Addressing the crowd gathered at Town Field after Sunday’s walk, an impassioned Chéry repeated: “It is not the KKK, it’s not the white supremacists, it’s not the slave traders — our children are pulling the trigger.”
Asked later why she felt that point merited such emphasis, Chéry said, “Because our children are the ones killing each other.

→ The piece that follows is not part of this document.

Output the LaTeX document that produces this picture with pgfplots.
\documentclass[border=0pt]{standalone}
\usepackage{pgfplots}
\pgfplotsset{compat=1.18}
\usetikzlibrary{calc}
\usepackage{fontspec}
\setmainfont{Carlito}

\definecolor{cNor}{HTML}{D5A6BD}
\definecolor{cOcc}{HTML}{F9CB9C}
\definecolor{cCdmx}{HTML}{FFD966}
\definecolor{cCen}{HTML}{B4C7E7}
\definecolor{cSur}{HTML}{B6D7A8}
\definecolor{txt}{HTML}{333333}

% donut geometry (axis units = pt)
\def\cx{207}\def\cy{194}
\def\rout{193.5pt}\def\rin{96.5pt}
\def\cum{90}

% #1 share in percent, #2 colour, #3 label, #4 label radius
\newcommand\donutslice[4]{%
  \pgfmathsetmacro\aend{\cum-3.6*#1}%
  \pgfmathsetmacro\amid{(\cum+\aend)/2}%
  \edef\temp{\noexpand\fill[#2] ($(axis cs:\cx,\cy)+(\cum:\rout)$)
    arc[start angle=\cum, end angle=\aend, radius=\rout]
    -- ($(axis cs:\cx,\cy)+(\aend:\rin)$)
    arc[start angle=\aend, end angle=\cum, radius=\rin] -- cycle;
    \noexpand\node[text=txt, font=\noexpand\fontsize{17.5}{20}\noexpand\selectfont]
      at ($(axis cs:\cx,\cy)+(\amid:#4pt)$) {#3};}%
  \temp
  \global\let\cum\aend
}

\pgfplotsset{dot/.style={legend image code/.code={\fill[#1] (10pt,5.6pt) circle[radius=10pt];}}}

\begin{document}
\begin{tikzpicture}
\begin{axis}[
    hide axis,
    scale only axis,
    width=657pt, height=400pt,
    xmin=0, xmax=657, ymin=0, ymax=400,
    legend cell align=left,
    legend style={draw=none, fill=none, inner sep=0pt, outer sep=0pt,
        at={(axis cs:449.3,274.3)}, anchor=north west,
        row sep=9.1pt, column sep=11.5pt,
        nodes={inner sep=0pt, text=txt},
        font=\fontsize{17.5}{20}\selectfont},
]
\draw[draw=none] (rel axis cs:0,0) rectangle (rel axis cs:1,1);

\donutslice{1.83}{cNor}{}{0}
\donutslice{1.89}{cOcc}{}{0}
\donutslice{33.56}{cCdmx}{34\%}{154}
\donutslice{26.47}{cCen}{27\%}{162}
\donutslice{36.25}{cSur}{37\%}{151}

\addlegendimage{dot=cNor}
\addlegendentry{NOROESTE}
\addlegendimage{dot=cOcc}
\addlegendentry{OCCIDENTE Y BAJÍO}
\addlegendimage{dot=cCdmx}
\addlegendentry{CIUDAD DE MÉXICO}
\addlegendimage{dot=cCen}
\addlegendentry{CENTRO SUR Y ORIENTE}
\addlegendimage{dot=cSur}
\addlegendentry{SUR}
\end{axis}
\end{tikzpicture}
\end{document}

Ours are the ones going to [the state Department of Youth Services]. Ours are the ones who are ‘known to the police.’ We, at some point, have to have to say, ‘These are our children.’”
“And we’re looking to everybody to solve our problem, but it’s our problem,” she continued. “Yeah, we don’t manufacture the drugs, and we don’t fly the planes, and we don’t bring in the money … [but] if we don’t begin to look at each other and see who in our neighborhoods are involved in this, then we’re not taking responsibility for the problem.”

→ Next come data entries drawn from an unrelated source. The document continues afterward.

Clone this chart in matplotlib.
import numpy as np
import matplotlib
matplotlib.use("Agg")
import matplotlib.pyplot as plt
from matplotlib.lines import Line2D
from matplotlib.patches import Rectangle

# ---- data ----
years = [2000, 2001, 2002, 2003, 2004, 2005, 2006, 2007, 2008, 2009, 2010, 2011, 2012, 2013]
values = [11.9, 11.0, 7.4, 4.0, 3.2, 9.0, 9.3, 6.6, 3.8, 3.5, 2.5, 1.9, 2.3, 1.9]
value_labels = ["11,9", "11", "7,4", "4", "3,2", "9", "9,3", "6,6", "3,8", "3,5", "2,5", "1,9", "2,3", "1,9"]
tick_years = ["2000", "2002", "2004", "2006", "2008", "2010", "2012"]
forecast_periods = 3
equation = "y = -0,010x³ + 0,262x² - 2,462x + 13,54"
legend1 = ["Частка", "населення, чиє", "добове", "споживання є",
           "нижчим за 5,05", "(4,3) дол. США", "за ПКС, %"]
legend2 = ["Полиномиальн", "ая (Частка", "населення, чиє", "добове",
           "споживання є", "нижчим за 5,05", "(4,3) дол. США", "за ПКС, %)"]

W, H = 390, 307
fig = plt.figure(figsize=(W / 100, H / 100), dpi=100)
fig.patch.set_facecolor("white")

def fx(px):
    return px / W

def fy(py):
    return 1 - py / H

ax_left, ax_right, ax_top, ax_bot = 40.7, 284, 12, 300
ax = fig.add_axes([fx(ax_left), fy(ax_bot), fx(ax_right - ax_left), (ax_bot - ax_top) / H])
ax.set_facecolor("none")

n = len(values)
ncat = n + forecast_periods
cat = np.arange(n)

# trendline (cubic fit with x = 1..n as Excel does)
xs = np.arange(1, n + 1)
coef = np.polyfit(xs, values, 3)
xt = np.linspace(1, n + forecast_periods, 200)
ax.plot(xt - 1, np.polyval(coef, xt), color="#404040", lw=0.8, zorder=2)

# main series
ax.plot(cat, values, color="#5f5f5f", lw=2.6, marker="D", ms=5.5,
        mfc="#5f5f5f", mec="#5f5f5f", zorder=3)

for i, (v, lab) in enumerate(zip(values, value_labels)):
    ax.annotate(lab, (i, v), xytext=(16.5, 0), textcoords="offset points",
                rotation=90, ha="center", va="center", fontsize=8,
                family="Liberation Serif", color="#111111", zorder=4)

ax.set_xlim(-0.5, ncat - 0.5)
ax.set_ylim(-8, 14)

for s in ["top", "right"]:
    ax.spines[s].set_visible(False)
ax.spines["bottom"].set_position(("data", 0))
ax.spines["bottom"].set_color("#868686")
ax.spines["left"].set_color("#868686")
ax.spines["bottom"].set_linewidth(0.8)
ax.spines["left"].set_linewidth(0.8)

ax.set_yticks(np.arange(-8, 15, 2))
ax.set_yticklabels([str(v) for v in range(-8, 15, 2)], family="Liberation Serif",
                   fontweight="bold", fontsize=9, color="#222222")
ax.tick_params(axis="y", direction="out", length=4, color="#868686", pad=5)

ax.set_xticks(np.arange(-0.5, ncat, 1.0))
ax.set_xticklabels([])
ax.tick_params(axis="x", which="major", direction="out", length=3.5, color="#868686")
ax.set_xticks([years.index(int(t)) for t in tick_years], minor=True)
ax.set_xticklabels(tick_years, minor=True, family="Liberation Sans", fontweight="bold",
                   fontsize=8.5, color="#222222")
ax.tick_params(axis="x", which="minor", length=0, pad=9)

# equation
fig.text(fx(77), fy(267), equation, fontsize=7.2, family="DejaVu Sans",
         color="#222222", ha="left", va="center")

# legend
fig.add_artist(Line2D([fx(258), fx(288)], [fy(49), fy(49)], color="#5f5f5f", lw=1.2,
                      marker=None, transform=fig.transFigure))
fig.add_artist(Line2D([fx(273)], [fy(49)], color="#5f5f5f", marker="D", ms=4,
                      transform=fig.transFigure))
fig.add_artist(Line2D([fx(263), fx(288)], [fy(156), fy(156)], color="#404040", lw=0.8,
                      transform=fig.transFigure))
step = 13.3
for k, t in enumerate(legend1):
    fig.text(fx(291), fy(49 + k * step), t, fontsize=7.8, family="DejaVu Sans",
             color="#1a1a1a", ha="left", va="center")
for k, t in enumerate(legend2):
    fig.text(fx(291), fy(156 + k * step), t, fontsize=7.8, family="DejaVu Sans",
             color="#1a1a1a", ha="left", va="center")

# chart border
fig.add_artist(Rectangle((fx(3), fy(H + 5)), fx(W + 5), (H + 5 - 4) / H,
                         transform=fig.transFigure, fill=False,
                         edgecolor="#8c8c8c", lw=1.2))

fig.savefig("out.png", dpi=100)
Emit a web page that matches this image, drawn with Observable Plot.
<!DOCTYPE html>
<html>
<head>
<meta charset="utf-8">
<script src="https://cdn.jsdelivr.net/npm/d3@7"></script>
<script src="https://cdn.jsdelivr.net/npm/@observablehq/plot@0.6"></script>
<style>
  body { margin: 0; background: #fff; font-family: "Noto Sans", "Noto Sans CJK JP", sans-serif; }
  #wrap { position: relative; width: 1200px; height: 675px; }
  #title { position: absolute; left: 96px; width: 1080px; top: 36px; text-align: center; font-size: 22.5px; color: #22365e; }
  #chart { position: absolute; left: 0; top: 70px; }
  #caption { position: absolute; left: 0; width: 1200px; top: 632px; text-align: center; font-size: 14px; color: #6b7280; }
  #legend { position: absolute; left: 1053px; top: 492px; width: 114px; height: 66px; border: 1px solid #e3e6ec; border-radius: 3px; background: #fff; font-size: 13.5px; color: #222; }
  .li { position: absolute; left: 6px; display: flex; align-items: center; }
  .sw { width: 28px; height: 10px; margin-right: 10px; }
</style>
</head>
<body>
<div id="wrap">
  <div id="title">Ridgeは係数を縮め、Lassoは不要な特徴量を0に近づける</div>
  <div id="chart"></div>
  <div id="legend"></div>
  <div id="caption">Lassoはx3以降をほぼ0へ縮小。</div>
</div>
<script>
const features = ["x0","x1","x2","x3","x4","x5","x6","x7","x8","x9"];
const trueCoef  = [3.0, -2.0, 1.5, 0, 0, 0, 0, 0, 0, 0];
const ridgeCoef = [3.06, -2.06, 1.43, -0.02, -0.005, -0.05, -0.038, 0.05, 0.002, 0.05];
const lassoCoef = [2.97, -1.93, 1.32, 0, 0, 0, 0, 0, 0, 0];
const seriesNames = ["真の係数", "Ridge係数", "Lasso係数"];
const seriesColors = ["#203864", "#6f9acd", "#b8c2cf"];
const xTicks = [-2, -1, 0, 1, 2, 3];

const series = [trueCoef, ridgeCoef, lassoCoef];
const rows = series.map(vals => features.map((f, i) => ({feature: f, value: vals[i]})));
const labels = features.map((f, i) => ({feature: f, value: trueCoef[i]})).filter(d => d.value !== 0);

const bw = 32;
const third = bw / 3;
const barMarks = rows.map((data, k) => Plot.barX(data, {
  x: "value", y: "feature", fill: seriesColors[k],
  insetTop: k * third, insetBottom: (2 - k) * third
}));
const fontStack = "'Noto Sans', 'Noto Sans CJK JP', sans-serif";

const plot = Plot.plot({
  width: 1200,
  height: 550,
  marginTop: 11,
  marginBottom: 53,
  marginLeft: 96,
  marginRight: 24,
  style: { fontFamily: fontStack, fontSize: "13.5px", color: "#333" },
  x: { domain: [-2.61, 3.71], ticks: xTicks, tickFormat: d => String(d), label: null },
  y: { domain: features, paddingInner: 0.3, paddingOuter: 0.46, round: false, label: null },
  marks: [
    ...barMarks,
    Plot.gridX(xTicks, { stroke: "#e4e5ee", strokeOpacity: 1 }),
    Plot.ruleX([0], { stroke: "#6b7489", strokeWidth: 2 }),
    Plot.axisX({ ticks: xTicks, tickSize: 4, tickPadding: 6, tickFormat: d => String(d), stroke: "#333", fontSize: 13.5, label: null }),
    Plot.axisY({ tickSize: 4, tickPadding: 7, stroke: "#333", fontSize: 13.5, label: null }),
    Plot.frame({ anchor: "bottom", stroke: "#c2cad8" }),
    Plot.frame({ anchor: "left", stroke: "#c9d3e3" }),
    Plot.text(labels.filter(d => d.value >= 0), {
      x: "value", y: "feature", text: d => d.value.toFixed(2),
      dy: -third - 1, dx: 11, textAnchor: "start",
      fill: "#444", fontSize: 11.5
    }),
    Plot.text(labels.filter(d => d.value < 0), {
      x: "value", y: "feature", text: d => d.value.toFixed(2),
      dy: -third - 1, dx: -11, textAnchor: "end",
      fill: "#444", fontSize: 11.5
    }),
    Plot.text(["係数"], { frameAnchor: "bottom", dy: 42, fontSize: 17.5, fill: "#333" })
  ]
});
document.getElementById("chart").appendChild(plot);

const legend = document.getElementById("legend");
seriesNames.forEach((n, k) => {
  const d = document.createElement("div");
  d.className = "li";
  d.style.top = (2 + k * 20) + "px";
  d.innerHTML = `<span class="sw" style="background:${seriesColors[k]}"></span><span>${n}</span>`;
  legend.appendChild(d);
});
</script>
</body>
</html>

Some argue that the problem is getting worse, especially in light of the murders of two teens this month. According to police statistics, there had been 88 shootings in Boston since the start of 2009 as of May 3, up from 63 for the same period in 2008.
As of last Friday, the city had seen 19 murders so far this year, just behind last year’s pace. There were 63 homicides recorded in Boston in 2008, down from 65 in 2007, 74 in 2006 and 75 in 2005.

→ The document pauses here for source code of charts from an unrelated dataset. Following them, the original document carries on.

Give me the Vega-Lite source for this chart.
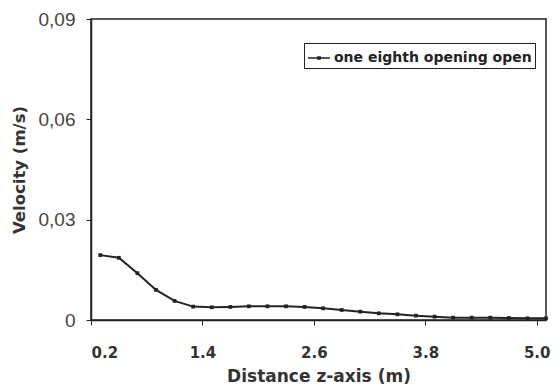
{
  "$schema": "https://vega.github.io/schema/vega-lite/v6.json",
  "autosize": "none",
  "width": 455,
  "height": 301,
  "padding": {"left": 91, "top": 19, "right": 14, "bottom": 69},
  "background": "white",
  "config": {
    "view": {"stroke": "#222", "strokeWidth": 1.5},
    "font": "DejaVu Sans"
  },
  "data": {
    "values": [
      {"z": 0.3, "v": 0.0194, "series": "one eighth opening open"},
      {"z": 0.5, "v": 0.0186, "series": "one eighth opening open"},
      {"z": 0.7, "v": 0.0140, "series": "one eighth opening open"},
      {"z": 0.9, "v": 0.0090, "series": "one eighth opening open"},
      {"z": 1.1, "v": 0.0057, "series": "one eighth opening open"},
      {"z": 1.3, "v": 0.0040, "series": "one eighth opening open"},
      {"z": 1.5, "v": 0.0038, "series": "one eighth opening open"},
      {"z": 1.7, "v": 0.0039, "series": "one eighth opening open"},
      {"z": 1.9, "v": 0.0041, "series": "one eighth opening open"},
      {"z": 2.1, "v": 0.0041, "series": "one eighth opening open"},
      {"z": 2.3, "v": 0.0041, "series": "one eighth opening open"},
      {"z": 2.5, "v": 0.0039, "series": "one eighth opening open"},
      {"z": 2.7, "v": 0.0035, "series": "one eighth opening open"},
      {"z": 2.9, "v": 0.0030, "series": "one eighth opening open"},
      {"z": 3.1, "v": 0.0025, "series": "one eighth opening open"},
      {"z": 3.3, "v": 0.0020, "series": "one eighth opening open"},
      {"z": 3.5, "v": 0.0017, "series": "one eighth opening open"},
      {"z": 3.7, "v": 0.0013, "series": "one eighth opening open"},
      {"z": 3.9, "v": 0.0010, "series": "one eighth opening open"},
      {"z": 4.1, "v": 0.0007, "series": "one eighth opening open"},
      {"z": 4.3, "v": 0.0007, "series": "one eighth opening open"},
      {"z": 4.5, "v": 0.0007, "series": "one eighth opening open"},
      {"z": 4.7, "v": 0.0006, "series": "one eighth opening open"},
      {"z": 4.9, "v": 0.0005, "series": "one eighth opening open"},
      {"z": 5.1, "v": 0.0005, "series": "one eighth opening open"}
    ]
  },
  "mark": {"type": "line", "strokeWidth": 2, "point": {"filled": true, "size": 14, "shape": "square"}},
  "encoding": {
    "x": {
      "field": "z", "type": "quantitative",
      "scale": {"domain": [0.2, 5.1], "nice": false, "zero": false},
      "axis": {
        "title": "Distance z-axis (m)",
        "values": [0.2, 1.4, 2.6, 3.8, 5.0],
        "format": ".1f",
        "grid": false,
        "domainColor": "#222", "domainWidth": 1.5,
        "tickColor": "#222", "tickSize": 5,
        "labelFont": "DejaVu Sans", "labelFontWeight": "bold",
        "labelFontSize": 15, "labelColor": "#333", "labelPadding": 20, "labelDx": 9,
        "titleFont": "DejaVu Sans",
        "titleFontSize": 17, "titleFontWeight": "bold", "titleColor": "#333", "titlePadding": 8
      }
    },
    "y": {
      "field": "v", "type": "quantitative",
      "scale": {"domain": [0, 0.09], "nice": false},
      "axis": {
        "title": "Velocity (m/s)",
        "values": [0, 0.03, 0.06, 0.09],
        "labelExpr": "datum.value == 0 ? '0' : replace(format(datum.value, '.2f'), '.', ',')",
        "grid": false,
        "domainColor": "#222", "domainWidth": 1.5,
        "tickColor": "#222", "tickSize": 5,
        "labelFont": "Liberation Sans",
        "labelFontSize": 19, "labelColor": "#444", "labelPadding": 11,
        "titleFont": "DejaVu Sans",
        "titleFontSize": 16.5, "titleFontWeight": "bold", "titleColor": "#333", "titlePadding": 11
      }
    },
    "color": {
      "field": "series", "type": "nominal",
      "scale": {"range": ["#222"]},
      "legend": {
        "title": null,
        "orient": "none",
        "legendX": 213,
        "legendY": 24,
        "direction": "vertical",
        "strokeColor": "#222",
        "fillColor": "white",
        "padding": 3,
        "symbolType": "M-1,0H1M-0.1,-0.1H0.1V0.1H-0.1Z",
        "symbolSize": 484,
        "symbolStrokeWidth": 1.5,
        "labelOffset": 3,
        "labelLimit": 400,
        "labelFont": "DejaVu Sans",
        "labelFontWeight": "bold",
        "labelFontSize": 14,
        "labelColor": "#222"
      }
    }
  }
}
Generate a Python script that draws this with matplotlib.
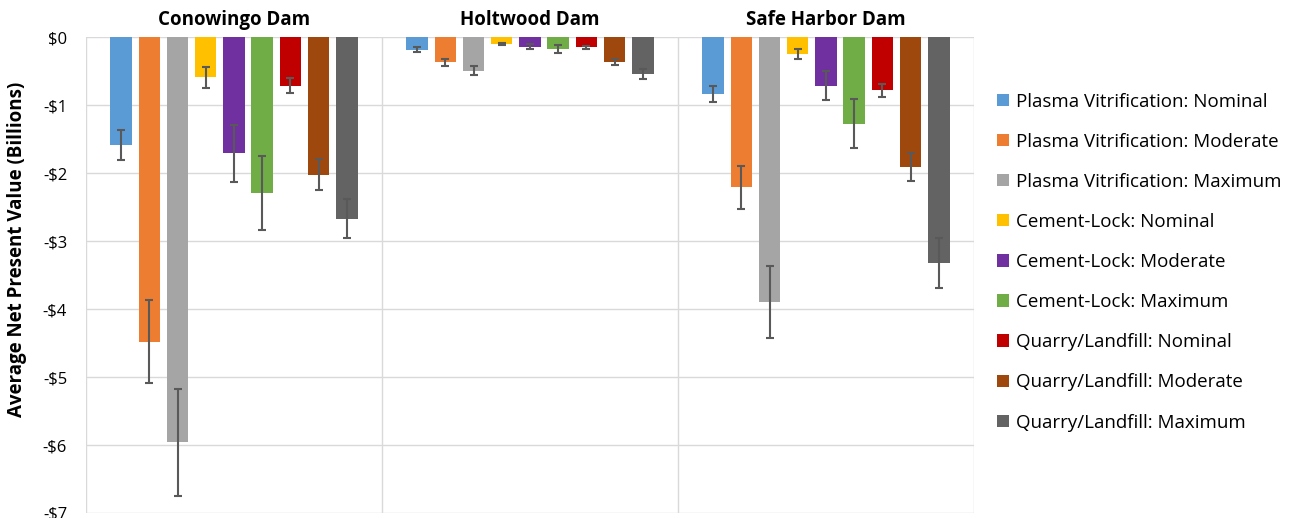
import numpy as np
import matplotlib.pyplot as plt

plt.rcParams['font.family'] = ['Open Sans', 'DejaVu Sans']

dams = ['Conowingo Dam', 'Holtwood Dam', 'Safe Harbor Dam']
scenarios = ['Plasma Vitrification: Nominal', 'Plasma Vitrification: Moderate',
             'Plasma Vitrification: Maximum', 'Cement-Lock: Nominal',
             'Cement-Lock: Moderate', 'Cement-Lock: Maximum',
             'Quarry/Landfill: Nominal', 'Quarry/Landfill: Moderate',
             'Quarry/Landfill: Maximum']
colors = ['#5B9BD5', '#ED7D31', '#A5A5A5', '#FFC000', '#7030A0',
          '#70AD47', '#C00000', '#9E480E', '#636363']

# mean NPV (billions), one list per scenario: [Conowingo, Holtwood, Safe Harbor]
npv = [
    [-1.58, -0.18, -0.83],
    [-4.48, -0.37, -2.21],
    [-5.96, -0.49, -3.89],
    [-0.59, -0.10, -0.25],
    [-1.71, -0.14, -0.71],
    [-2.29, -0.17, -1.27],
    [-0.71, -0.15, -0.78],
    [-2.02, -0.37, -1.91],
    [-2.67, -0.54, -3.32],
]
# error bar half widths
err = [
    [0.22, 0.03, 0.12],
    [0.61, 0.05, 0.31],
    [0.79, 0.065, 0.53],
    [0.15, 0.01, 0.075],
    [0.42, 0.035, 0.21],
    [0.54, 0.055, 0.36],
    [0.11, 0.02, 0.10],
    [0.23, 0.045, 0.21],
    [0.29, 0.07, 0.37],
]

fig = plt.figure(figsize=(13.08, 5.18), dpi=100)
ax = fig.add_axes([0.0657, 0.0097, 0.6789, 0.9183])

step = 0.0953
width = 0.0726
centers = np.arange(len(dams)) + 0.5
for i, s in enumerate(scenarios):
    xpos = centers + (i - 4) * step
    ax.bar(xpos, npv[i], width, color=colors[i], label=s, zorder=3)
    ax.errorbar(xpos, npv[i], yerr=err[i], fmt='none', ecolor='#595959',
                elinewidth=1.5, capsize=3, capthick=1.5, zorder=4)

ax.set_xlim(0, 3)
ax.set_ylim(-7, 0)
ax.set_yticks(range(-7, 1))
ax.set_yticklabels(['$0' if v == 0 else '-$%d' % -v for v in range(-7, 1)], fontsize=12)
ax.tick_params(axis='y', length=0, pad=13.5)
ax.set_xticks([])
for v in range(-7, 1):
    ax.axhline(v, color='#D9D9D9', lw=1, zorder=1)
for x in [0, 1, 2, 3]:
    ax.axvline(x, color='#D9D9D9', lw=1, zorder=1)
for sp in ax.spines.values():
    sp.set_visible(False)

for c, d in zip(centers, dams):
    ax.text(c, 0.25, d, ha='center', va='center', fontsize=13.5, fontweight='bold')

ax.set_ylabel('Average Net Present Value (Billions)', fontsize=13.5, fontweight='bold')
ax.yaxis.set_label_coords(-0.066, 0.555)

fig.legend(loc='upper left', bbox_to_anchor=(0.7495, 0.854), frameon=False,
           fontsize=13.5, handlelength=0.64, handleheight=0.64, handletextpad=0.37,
           labelspacing=1.18)

fig.savefig('out.png', dpi=100)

“The question should be: Who was the known gang member?” Chéry said. “Who are the ones who are known to police? How can we meet with the parents of these gang members and try to help them get through to their children, so that the killing can stop?”
As she and others wrestle with those questions, Chéry also continues to wrangle with another problem — how to keep the Peace Institute afloat in a stormy economic climate.
The institute was dealt a major blow last October, when Patrick announced more than $1 billion in emergency budget cuts and spending controls. The Boston Globe reported that the decision cost the institute $75,000, nearly half its total operating budget, and for a time, it appeared that the organization would have to shut its doors at the end of 2008.
Though a late surge in fundraising helped keep the institute open into the new year, the state’s fiscal fortunes have continued to decline. The state House budget removes all funding for the state Department of Public Health’s Youth Violence Prevention Program, which a message sent to the Peace Institute’s mailing list called “a major funding source” for the organization.
With dollars growing ever scarcer, fundraising events like the Mothers’ Walk become even more crucial. Between individual donations, grants and gifts from local foundations, the walk brought a total of $42,785.70 into the Peace Institute’s coffers, according to Chéry. It’s a big number for one day, but it accounts for only about 15 percent of the $287,000 that Chéry said the organization is hoping to raise by the end of the summer to bridge its funding gap.
Chéry said the institute will look to continue raising money through the various trainings and programs it regularly runs, and that it might have a trick or two up its sleeve.
“The next big thing we might do would be around my birthday, something like ‘An Evening with Tina,’” Chéry said with a laugh. “I’ve always envisioned having a different way of celebrating with people — instead of presents, they can give me their presence. But if they want to give me a present, they can donate to the Peace Institute.”
Natasha Steele said she’d hate to see the institute being forced to shut down.
“It gives us strength to go on,” she said. “If this stops … [Tina] helps us. She gets us through this.”
For her part, Chéry seems determined to continue helping, come what may.
“This is my purpose on Earth. This is God’s will — I believe what the Scripture says: ‘I will not leave you, nor forsake you,’” Chéry said. “… If I can’t raise the funds, I don’t need a building to do this work.”